> **Written problem**:
Please copy out exactly, and only, the lines between the line with "Write the Plotly.js code for this chart." and the line with "const totalChannels = 256;", both included. Pictures are to be omitted.

====== Supplied material ======

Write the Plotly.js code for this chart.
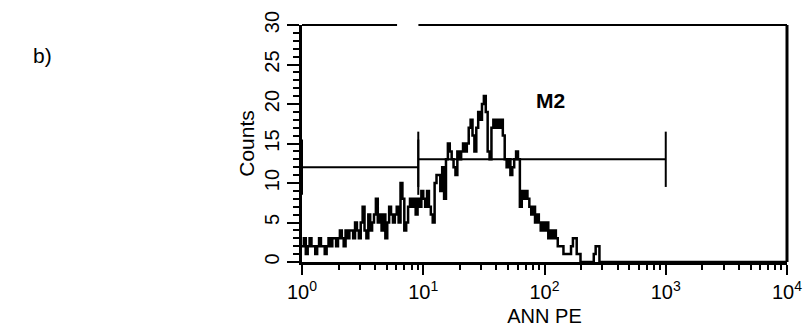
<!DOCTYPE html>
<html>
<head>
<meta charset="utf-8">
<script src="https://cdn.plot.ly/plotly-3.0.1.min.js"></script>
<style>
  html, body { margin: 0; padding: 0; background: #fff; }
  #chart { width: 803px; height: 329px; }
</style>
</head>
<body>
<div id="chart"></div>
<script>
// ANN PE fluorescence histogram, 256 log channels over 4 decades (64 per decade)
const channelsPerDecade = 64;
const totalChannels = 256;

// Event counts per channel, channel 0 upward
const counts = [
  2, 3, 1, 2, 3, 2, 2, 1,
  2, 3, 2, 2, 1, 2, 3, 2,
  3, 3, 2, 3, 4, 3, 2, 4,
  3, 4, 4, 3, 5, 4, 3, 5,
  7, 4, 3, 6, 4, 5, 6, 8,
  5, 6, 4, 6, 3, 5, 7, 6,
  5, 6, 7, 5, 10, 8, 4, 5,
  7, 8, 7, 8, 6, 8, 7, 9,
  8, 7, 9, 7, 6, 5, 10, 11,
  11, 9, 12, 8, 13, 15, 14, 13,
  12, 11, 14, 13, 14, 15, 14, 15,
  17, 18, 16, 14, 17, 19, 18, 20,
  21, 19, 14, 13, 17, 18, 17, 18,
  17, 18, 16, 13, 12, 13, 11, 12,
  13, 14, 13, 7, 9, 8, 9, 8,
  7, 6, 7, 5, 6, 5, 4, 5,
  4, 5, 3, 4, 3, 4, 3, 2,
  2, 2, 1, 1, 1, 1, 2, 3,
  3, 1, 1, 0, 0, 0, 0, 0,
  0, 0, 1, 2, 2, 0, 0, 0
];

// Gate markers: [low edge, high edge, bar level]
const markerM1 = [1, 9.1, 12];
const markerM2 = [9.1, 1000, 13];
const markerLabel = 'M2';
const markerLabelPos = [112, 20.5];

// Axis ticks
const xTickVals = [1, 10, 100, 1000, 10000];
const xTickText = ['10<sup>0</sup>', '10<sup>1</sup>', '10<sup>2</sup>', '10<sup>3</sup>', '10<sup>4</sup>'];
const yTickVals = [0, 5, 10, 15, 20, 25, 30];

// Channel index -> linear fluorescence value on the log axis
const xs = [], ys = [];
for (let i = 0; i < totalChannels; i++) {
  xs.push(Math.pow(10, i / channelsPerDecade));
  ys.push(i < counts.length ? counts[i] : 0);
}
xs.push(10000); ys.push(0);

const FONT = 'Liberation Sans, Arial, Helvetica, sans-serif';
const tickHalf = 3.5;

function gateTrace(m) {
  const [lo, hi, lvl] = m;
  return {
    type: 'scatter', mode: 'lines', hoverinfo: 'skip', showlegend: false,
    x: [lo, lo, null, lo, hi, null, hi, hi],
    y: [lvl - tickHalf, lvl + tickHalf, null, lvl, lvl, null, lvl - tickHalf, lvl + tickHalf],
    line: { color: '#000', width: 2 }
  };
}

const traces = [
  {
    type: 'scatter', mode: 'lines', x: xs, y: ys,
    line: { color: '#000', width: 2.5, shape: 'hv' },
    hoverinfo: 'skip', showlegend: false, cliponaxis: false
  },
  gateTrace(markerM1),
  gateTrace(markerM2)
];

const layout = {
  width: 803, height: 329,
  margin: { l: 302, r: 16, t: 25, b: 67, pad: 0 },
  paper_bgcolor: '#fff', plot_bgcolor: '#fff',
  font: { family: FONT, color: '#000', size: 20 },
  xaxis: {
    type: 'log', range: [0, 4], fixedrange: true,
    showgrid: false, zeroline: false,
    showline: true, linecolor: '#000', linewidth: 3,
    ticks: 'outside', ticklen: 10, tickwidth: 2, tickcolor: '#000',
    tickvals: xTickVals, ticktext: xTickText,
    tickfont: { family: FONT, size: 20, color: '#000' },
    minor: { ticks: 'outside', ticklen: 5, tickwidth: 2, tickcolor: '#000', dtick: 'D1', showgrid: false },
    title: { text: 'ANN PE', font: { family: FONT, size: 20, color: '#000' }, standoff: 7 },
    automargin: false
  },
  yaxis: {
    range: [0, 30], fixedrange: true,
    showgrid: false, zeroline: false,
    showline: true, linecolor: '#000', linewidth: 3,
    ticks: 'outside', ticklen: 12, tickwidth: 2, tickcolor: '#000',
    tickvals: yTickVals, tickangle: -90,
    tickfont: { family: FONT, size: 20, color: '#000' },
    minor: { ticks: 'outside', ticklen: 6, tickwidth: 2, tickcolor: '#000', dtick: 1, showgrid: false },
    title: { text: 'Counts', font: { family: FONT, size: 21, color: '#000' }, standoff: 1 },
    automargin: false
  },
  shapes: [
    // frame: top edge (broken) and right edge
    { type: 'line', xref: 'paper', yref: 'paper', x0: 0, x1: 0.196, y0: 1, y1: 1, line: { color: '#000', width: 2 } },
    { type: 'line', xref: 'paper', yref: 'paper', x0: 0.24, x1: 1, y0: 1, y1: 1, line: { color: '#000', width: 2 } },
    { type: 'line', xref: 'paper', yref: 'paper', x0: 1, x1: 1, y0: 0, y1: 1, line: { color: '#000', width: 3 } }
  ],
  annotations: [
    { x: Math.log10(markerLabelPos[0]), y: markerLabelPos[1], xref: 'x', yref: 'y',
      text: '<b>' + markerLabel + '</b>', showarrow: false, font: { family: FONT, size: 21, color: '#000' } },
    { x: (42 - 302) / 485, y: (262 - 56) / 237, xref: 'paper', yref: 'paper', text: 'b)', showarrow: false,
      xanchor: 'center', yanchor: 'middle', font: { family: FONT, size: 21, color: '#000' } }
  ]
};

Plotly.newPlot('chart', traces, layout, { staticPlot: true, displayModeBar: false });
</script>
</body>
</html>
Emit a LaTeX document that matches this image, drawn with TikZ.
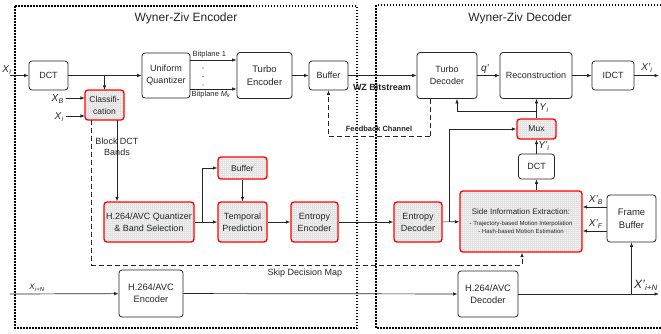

======
====== Supplied material ======

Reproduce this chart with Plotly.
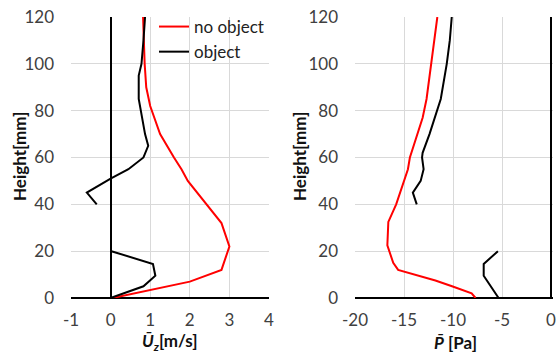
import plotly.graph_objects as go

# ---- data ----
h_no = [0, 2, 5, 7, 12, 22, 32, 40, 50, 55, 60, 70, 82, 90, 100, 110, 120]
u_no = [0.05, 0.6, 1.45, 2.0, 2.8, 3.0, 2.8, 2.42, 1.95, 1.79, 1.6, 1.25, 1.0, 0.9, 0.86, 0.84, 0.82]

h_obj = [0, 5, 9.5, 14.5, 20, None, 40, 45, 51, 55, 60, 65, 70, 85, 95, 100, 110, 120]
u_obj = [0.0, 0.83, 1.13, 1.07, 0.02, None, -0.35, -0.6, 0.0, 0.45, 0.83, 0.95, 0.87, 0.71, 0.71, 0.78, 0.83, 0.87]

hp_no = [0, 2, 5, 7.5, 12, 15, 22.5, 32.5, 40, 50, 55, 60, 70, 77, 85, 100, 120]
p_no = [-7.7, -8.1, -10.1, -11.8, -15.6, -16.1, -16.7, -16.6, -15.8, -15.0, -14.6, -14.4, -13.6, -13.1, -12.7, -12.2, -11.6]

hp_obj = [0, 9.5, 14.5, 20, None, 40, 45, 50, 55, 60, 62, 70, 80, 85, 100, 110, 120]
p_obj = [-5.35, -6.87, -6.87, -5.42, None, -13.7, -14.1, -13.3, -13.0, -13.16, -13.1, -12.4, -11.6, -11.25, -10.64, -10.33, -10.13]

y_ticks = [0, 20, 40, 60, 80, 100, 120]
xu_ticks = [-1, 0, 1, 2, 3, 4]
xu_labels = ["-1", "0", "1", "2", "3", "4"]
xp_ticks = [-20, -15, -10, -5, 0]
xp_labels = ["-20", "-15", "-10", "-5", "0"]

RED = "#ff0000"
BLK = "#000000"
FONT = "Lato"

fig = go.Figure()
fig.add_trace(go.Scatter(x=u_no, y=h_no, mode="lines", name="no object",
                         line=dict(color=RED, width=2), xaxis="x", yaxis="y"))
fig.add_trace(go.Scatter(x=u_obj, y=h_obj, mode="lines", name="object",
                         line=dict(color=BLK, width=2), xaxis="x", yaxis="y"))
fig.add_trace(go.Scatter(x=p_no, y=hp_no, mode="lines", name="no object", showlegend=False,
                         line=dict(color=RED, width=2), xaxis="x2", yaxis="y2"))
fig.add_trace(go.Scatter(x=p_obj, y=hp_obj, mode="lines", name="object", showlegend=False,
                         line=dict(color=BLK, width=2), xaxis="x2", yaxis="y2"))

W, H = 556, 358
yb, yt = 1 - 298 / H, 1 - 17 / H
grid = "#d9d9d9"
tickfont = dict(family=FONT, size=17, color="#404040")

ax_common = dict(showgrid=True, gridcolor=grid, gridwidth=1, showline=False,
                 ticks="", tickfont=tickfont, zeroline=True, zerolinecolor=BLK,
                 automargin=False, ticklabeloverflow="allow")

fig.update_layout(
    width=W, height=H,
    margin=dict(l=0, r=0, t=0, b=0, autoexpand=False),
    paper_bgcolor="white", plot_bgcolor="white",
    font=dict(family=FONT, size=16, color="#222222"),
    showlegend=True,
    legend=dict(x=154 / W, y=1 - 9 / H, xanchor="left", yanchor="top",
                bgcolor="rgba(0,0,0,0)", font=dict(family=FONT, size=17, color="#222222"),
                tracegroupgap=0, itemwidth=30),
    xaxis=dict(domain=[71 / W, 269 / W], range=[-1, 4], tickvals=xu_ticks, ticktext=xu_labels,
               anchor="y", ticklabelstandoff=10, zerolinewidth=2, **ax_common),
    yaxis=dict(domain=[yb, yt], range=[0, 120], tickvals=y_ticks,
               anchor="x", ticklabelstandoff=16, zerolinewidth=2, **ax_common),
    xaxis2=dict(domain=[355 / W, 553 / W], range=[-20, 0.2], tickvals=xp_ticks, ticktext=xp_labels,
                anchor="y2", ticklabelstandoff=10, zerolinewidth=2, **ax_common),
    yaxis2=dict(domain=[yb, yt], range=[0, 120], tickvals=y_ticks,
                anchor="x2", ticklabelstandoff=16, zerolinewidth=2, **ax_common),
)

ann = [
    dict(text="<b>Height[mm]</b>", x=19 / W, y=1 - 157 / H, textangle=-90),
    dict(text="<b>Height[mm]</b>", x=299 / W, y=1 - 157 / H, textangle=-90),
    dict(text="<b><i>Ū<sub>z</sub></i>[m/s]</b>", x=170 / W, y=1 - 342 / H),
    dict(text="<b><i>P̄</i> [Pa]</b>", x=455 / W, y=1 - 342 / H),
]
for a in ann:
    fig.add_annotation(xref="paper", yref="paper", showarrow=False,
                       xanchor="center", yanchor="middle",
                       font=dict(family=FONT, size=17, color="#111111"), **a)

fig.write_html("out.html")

======
====== Supplied material ======

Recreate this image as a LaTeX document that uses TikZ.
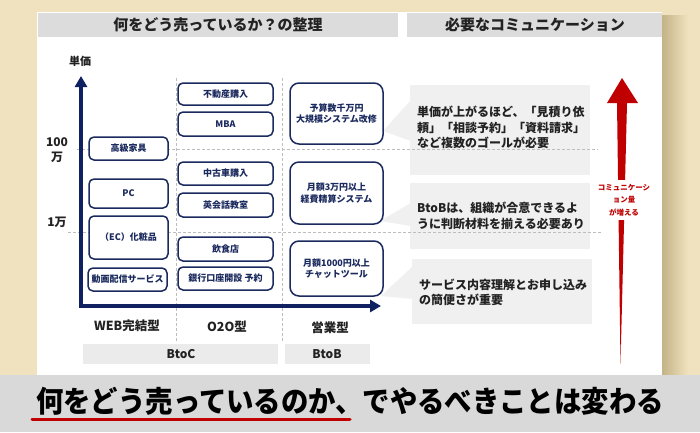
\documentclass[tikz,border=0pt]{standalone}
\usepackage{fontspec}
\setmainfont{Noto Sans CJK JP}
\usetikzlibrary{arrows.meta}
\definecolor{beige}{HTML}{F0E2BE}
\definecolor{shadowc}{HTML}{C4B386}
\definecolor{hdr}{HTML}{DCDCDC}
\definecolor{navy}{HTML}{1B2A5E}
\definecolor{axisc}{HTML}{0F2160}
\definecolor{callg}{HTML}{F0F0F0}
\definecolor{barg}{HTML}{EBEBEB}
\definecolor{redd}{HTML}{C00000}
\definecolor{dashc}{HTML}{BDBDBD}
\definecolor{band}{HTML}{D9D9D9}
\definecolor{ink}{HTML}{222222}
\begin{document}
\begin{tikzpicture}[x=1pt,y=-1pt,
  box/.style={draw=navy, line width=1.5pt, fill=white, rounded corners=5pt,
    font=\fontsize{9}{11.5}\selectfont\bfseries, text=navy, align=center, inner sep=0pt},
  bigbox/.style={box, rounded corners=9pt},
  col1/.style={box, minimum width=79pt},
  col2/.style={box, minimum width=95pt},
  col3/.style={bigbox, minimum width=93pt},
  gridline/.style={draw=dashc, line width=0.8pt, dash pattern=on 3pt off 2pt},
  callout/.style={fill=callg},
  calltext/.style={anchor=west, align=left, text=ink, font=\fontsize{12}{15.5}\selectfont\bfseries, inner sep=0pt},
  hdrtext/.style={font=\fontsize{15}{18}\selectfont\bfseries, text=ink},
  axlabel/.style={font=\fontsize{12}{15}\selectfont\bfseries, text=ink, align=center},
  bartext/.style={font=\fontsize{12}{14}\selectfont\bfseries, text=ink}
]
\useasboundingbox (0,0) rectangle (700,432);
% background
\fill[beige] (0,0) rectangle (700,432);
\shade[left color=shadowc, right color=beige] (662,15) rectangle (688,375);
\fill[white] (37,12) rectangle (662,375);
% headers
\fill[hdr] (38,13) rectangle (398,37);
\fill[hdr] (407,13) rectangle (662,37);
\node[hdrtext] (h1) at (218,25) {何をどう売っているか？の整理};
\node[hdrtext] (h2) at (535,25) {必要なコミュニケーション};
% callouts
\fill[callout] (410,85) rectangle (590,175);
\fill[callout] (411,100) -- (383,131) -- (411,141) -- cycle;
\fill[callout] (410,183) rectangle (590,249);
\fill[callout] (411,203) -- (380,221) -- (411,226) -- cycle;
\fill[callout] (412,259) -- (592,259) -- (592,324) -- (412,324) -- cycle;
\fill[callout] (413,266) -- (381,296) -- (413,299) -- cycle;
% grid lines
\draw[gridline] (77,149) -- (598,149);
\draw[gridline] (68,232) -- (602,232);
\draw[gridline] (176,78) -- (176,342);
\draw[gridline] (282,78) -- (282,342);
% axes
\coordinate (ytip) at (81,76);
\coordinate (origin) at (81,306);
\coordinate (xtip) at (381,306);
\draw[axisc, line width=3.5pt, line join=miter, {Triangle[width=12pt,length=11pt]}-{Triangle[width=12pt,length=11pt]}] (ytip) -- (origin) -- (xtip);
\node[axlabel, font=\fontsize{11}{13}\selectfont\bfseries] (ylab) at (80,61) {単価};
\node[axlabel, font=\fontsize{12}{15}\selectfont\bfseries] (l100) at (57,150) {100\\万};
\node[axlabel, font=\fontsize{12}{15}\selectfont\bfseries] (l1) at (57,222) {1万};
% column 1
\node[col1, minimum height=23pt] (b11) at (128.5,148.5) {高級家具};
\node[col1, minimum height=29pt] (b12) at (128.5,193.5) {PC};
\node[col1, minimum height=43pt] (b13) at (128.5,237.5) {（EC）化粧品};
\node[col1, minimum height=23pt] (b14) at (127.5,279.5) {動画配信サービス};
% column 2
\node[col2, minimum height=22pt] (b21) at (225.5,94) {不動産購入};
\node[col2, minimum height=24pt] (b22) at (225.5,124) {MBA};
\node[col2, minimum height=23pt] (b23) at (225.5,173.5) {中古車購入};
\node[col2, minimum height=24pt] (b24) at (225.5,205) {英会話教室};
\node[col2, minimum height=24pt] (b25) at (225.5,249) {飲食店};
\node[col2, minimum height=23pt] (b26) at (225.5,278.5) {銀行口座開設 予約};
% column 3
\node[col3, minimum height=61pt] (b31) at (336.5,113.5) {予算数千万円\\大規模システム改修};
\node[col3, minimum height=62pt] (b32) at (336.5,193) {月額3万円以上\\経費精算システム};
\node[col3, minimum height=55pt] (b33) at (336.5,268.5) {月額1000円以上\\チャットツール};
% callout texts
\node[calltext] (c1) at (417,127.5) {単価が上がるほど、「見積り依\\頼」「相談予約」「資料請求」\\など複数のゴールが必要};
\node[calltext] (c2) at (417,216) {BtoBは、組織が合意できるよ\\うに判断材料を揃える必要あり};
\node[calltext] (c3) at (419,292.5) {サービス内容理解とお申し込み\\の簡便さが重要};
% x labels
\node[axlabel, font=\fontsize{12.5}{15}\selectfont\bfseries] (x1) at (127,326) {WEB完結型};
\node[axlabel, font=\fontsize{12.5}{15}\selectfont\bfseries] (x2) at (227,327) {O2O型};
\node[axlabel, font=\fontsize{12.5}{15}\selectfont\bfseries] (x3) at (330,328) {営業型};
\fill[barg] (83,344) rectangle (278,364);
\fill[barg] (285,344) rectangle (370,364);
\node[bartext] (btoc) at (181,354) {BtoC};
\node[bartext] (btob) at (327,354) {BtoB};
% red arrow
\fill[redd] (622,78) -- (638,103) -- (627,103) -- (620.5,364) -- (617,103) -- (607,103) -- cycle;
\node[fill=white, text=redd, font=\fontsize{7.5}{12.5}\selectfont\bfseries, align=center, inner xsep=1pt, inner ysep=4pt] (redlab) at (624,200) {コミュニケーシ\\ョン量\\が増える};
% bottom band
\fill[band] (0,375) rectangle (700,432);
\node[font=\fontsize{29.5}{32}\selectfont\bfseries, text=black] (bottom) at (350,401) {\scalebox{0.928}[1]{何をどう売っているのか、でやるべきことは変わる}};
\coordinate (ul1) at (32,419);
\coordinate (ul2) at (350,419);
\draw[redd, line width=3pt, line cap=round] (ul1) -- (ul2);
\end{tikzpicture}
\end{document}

======

> **Final answer**:
Write the Plotly.js code for this chart.
<!DOCTYPE html>
<html>
<head>
<meta charset="utf-8">
<script src="https://cdn.plot.ly/plotly-3.0.1.min.js"></script>
<style>
  html, body { margin: 0; padding: 0; background: #fff; }
  #chart { width: 803px; height: 329px; }
</style>
</head>
<body>
<div id="chart"></div>
<script>
// ANN PE fluorescence histogram, 256 log channels over 4 decades (64 per decade)
const channelsPerDecade = 64;
const totalChannels = 256;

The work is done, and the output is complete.